The convocation provides students the opportunity to present original research to a group of their peers and mentors.
Students participating in the convocation were evaluated by a panel of judges from the School of Medicine faculty. They competed in either the graduate student category or medical student category and were judged based upon the quality of their research, findings and presentation.

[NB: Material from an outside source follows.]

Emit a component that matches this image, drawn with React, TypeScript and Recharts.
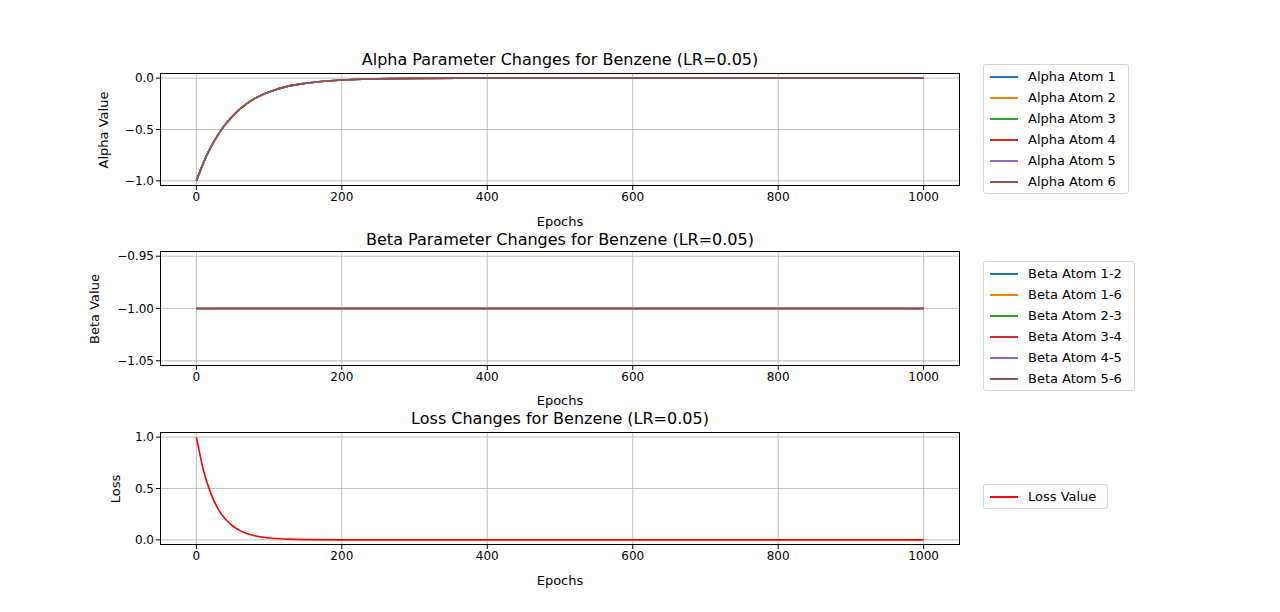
import React from "react";
import { CartesianGrid, Line, LineChart, XAxis, YAxis } from "recharts";

const epochs = [0, 10, 20, 30, 40, 50, 60, 80, 100, 125, 150, 200, 250, 300, 400, 500, 600, 700, 800, 900, 1000];
const alphaValues = [-1, -0.82, -0.67, -0.55, -0.45, -0.37, -0.3, -0.2, -0.135, -0.08, -0.05, -0.018, -0.007, -0.0025, 0, 0, 0, 0, 0, 0, 0];
const betaValues = [-1, -1, -1, -1, -1, -1, -1, -1, -1, -1, -1, -1, -1, -1, -1, -1, -1, -1, -1, -1, -1];
const lossValues = [1, 0.67, 0.45, 0.3, 0.2, 0.135, 0.09, 0.04, 0.018, 0.007, 0.0025, 0.0003, 0.00005, 0, 0, 0, 0, 0, 0, 0, 0];

const alphaNames = ["Alpha Atom 1", "Alpha Atom 2", "Alpha Atom 3", "Alpha Atom 4", "Alpha Atom 5", "Alpha Atom 6"];
const betaNames = ["Beta Atom 1-2", "Beta Atom 1-6", "Beta Atom 2-3", "Beta Atom 3-4", "Beta Atom 4-5", "Beta Atom 5-6"];
const colors = ["#1f77b4", "#ff7f0e", "#2ca02c", "#d62728", "#9467bd", "#8c564b"];

const xTicks = [0, 200, 400, 600, 800, 1000];
const alphaTicks = [-1, -0.5, 0];
const betaTicks = [-1.05, -1.0, -0.95];
const lossTicks = [0, 0.5, 1];

const font = "DejaVu Sans, sans-serif";
const fmt = (d: number) => (v: number) => v.toFixed(d).replace("-", "\u2212");

const rows = epochs.map((e, i) => {
  const r: Record<string, number> = { epoch: e, loss: lossValues[i] };
  alphaNames.forEach((n) => (r[n] = alphaValues[i]));
  betaNames.forEach((n) => (r[n] = betaValues[i]));
  return r;
});

function Panel(props: {
  top: number; bottom: number; domain: [number, number]; ticks: number[]; digits: number;
  keys: string[]; keyColors: string[];
}) {
  const { top, bottom, domain, ticks, digits, keys, keyColors } = props;
  return (
    <div style={{ position: "absolute", left: 0, top: 0 }}>
      <LineChart width={1280} height={612} data={rows}
        margin={{ top, bottom: 612 - bottom - 30, left: 100, right: 320 }}>
        <CartesianGrid stroke="#b0b0b0" strokeWidth={0.8} horizontalValues={ticks} verticalValues={xTicks} />
        <XAxis dataKey="epoch" type="number" domain={[-50, 1050]} ticks={xTicks} height={30}
          axisLine={false} tickSize={4} tickLine={{ stroke: "#000" }}
          tick={{ fill: "#000", fontSize: 12, fontFamily: font }} />
        <YAxis type="number" domain={domain} ticks={ticks} width={60} allowDataOverflow
          axisLine={false} tickSize={4} tickLine={{ stroke: "#000" }} tickFormatter={fmt(digits)}
          tick={{ fill: "#000", fontSize: 12, fontFamily: font }} />
        {keys.map((k, i) => (
          <Line key={k} dataKey={k} type="monotone" stroke={keyColors[i]} strokeWidth={1.6}
            dot={false} isAnimationActive={false} />
        ))}
      </LineChart>
      <div style={{ position: "absolute", left: 160, top, width: 800, height: bottom - top,
        border: "1px solid #000", boxSizing: "border-box" }} />
    </div>
  );
}

function Legend(props: { left: number; top: number; width: number; names: string[]; cols: string[] }) {
  return (
    <div style={{ position: "absolute", left: props.left, top: props.top, width: props.width,
      border: "1px solid #d5d5d5", borderRadius: 3, padding: "1px 0", background: "#fff", fontSize: 13, fontFamily: font }}>
      {props.names.map((n, i) => (
        <div key={n} style={{ height: 21, display: "flex", alignItems: "center" }}>
          <div style={{ width: 28, height: 2, background: props.cols[i], marginLeft: 6, marginRight: 10 }} />
          <span>{n}</span>
        </div>
      ))}
    </div>
  );
}

const Text = (p: { x: number; y: number; s: number; t: string; rot?: boolean }) => (
  <div style={{ position: "absolute", left: p.x, top: p.y, fontSize: p.s, fontFamily: font, whiteSpace: "nowrap",
    transform: `translate(-50%, -50%)${p.rot ? " rotate(-90deg)" : ""}` }}>{p.t}</div>
);

export default function App() {
  return (
    <div style={{ position: "fixed", left: 0, top: 0, width: 1280, height: 612, background: "#fff" }}>
      <Panel top={73} bottom={186} domain={[-1.05, 0.05]} ticks={alphaTicks} digits={1} keys={alphaNames} keyColors={colors} />
      <Panel top={251} bottom={366} domain={[-1.055, -0.945]} ticks={betaTicks} digits={2} keys={betaNames} keyColors={colors} />
      <Panel top={432} bottom={545} domain={[-0.05, 1.05]} ticks={lossTicks} digits={1} keys={["loss"]} keyColors={["#ff0000"]} />
      <Text x={560} y={59} s={16} t="Alpha Parameter Changes for Benzene (LR=0.05)" />
      <Text x={560} y={239} s={16} t="Beta Parameter Changes for Benzene (LR=0.05)" />
      <Text x={560} y={418} s={16} t="Loss Changes for Benzene (LR=0.05)" />
      <Text x={560} y={221} s={13} t="Epochs" />
      <Text x={560} y={400} s={13} t="Epochs" />
      <Text x={560} y={580} s={13} t="Epochs" />
      <Text x={103} y={130} s={13} t="Alpha Value" rot />
      <Text x={94} y={309} s={13} t="Beta Value" rot />
      <Text x={115} y={489} s={13} t="Loss" rot />
      <Legend left={983} top={64} width={144} names={alphaNames} cols={colors} />
      <Legend left={983} top={261} width={150} names={betaNames} cols={colors} />
      <Legend left={983} top={484} width={123} names={["Loss Value"]} cols={["#ff0000"]} />
    </div>
  );
}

The top student in each category will receive a cash award as well as recognition for their achievement during commencement ceremonies in May.

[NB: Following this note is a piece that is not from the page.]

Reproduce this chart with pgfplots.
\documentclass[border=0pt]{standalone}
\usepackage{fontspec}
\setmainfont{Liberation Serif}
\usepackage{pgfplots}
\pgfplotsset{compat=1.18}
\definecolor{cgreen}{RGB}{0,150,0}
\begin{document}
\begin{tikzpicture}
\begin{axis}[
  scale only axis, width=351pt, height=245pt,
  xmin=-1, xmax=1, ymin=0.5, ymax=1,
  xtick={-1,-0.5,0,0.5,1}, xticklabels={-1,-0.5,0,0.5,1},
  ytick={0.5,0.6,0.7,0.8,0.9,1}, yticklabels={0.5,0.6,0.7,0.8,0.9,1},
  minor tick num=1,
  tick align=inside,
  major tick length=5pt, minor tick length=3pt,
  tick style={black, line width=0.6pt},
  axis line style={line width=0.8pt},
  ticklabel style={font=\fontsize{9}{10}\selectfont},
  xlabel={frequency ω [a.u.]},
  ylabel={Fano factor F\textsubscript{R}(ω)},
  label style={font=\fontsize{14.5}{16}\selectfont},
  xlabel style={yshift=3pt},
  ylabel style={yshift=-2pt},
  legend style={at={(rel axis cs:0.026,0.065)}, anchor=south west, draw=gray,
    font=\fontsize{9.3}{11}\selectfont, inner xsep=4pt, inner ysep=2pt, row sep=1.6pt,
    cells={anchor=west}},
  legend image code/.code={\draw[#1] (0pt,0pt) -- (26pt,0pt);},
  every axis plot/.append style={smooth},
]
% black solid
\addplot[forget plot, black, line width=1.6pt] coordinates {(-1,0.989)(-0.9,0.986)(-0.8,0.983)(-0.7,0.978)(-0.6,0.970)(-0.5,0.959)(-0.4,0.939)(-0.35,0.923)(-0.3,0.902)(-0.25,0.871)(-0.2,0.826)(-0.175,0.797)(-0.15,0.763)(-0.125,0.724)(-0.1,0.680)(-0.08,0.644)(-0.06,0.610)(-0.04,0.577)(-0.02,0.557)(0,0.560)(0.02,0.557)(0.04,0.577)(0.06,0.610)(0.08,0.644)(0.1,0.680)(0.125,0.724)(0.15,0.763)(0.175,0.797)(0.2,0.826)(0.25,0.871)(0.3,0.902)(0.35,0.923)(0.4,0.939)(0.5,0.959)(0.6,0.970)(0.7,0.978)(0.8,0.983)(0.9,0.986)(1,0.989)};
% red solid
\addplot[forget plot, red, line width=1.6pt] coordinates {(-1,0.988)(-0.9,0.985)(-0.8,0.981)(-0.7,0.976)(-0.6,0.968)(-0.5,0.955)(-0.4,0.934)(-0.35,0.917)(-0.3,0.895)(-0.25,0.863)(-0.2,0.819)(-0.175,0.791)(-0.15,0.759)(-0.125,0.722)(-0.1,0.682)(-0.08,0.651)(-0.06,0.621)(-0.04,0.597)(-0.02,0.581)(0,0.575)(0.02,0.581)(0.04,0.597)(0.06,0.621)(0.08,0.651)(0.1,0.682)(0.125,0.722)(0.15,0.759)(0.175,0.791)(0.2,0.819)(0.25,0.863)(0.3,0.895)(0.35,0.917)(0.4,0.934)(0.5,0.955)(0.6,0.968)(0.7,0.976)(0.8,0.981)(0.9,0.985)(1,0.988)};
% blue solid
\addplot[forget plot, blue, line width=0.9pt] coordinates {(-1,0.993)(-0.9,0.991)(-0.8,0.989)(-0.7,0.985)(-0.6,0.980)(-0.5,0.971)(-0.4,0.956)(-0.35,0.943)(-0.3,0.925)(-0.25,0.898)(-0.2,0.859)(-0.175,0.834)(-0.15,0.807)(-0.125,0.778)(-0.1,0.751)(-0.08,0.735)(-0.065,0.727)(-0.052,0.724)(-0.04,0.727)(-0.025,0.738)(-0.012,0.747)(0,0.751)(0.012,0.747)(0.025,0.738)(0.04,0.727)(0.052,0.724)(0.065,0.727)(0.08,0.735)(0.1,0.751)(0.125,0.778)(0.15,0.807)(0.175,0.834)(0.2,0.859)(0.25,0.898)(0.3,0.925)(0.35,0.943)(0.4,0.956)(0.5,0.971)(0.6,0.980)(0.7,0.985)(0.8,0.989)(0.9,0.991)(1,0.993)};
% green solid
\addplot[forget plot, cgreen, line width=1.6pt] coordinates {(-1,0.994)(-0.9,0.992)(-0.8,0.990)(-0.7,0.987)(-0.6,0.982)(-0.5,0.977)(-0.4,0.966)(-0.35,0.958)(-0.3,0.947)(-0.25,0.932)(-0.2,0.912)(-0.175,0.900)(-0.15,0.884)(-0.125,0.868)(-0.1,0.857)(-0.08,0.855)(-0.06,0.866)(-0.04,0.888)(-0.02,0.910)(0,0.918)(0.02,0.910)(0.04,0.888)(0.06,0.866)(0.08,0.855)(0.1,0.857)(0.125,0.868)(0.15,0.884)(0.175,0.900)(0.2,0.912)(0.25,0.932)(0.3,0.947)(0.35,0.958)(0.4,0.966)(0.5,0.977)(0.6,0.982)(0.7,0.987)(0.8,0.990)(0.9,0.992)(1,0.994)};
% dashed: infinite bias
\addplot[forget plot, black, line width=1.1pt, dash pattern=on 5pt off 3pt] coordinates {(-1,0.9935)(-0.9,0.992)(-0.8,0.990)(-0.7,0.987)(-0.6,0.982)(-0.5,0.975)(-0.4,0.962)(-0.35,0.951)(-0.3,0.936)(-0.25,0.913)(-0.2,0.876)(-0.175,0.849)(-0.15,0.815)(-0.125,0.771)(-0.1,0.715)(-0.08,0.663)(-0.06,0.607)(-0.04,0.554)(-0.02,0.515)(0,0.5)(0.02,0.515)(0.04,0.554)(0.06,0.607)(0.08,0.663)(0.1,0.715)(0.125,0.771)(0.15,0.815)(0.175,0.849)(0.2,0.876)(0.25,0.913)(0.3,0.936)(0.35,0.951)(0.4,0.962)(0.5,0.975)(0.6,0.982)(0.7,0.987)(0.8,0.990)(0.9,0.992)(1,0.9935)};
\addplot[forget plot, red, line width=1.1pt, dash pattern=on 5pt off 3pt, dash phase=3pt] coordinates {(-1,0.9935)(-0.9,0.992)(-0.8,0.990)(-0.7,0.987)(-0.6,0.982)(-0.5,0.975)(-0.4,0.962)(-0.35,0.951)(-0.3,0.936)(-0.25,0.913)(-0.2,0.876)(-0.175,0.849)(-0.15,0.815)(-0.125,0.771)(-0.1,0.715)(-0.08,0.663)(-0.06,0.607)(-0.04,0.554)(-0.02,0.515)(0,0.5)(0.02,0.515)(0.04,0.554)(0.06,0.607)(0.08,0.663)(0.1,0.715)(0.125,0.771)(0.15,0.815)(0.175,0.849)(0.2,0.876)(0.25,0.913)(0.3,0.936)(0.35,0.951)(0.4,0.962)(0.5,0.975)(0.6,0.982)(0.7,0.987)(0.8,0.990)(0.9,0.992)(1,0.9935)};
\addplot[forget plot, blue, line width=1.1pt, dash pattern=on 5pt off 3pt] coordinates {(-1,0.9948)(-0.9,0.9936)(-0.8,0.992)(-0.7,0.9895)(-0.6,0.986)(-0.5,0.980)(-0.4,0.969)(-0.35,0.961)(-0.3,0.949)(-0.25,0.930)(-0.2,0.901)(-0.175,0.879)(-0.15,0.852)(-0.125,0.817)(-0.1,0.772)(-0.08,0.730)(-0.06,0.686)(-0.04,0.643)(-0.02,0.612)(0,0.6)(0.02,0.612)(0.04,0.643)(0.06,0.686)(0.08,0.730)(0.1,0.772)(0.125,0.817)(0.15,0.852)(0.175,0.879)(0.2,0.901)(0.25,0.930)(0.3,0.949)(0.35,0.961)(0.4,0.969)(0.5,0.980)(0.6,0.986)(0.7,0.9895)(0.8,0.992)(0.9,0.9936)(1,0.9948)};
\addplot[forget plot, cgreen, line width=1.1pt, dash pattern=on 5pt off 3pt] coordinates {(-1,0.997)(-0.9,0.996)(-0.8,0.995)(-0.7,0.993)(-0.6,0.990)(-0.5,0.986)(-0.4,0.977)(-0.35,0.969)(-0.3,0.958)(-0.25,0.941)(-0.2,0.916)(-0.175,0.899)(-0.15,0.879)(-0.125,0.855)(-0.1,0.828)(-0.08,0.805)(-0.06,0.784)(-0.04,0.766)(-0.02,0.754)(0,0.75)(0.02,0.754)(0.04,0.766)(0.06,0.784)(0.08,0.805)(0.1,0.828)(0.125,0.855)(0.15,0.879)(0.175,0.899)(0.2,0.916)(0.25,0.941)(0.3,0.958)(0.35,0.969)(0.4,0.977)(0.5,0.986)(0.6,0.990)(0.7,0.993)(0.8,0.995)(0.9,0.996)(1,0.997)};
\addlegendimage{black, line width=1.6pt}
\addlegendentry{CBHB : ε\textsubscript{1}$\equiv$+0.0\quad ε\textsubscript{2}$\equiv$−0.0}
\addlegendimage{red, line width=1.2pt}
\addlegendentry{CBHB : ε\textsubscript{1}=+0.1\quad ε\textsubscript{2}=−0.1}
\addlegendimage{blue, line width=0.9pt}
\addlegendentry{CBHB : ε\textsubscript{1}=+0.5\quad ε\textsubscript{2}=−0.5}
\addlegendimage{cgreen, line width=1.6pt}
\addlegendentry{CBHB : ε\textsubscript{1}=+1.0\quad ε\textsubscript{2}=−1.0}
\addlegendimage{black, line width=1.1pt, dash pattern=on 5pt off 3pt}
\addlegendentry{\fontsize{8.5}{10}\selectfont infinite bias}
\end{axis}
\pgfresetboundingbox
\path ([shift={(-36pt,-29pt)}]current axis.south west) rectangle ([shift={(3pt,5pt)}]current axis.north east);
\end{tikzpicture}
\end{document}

In the graduate student category, Apurva Sarathy took first place for her presentation entitled: "Identification of a Novel a7 Integrin Enhancing Small Molecule for the Treatment of congenital Muscular Dystrophy."
There was a tie for first place in the medical student category between Brittany Bartolome for her presentation "Respective Review of Transjugular Liver Biopsy in Patients with Left Lobe Only Liver Transplants" and a team consisting of Cole Gross, Chris Kurnik, Barre Guillen, Robert Childs, Reuel Jake Meason, Danielle Hayes and Christina Works for their work entitled: "Iron Deficiency Anemia and Undernourishment in Residents of Belen, Iquitos, Peru."
In the convocation's poster competition, Anna Louie earned first place for her poster "Association of HIST Gene Methylation Level and Prostate Cancer Recurrence."
Distinguished guest lecturer was Donald McClain, M.D., Ph.D., interim chief, Division of Endocrinology and Metabolism at the University of Utah, who gave a presentation entitled "New Targets in Treatment and Preventing Diabetes and Obesity: Iron and Hypoxia" following completion of the students' presentations.
The Bierkamper Student Research Convocation recognizes the excellence of the medical school students as well as that of faculty and staff who diligently mentor students throughout their research process. All research presented by students at the convocation is original and conducted in addition to their coursework.
The convocation was started as a formal activity of the School of Medicine in 1983; however, the event has carried the name of Professor George Gwyne Bierkamper since his death in 1988.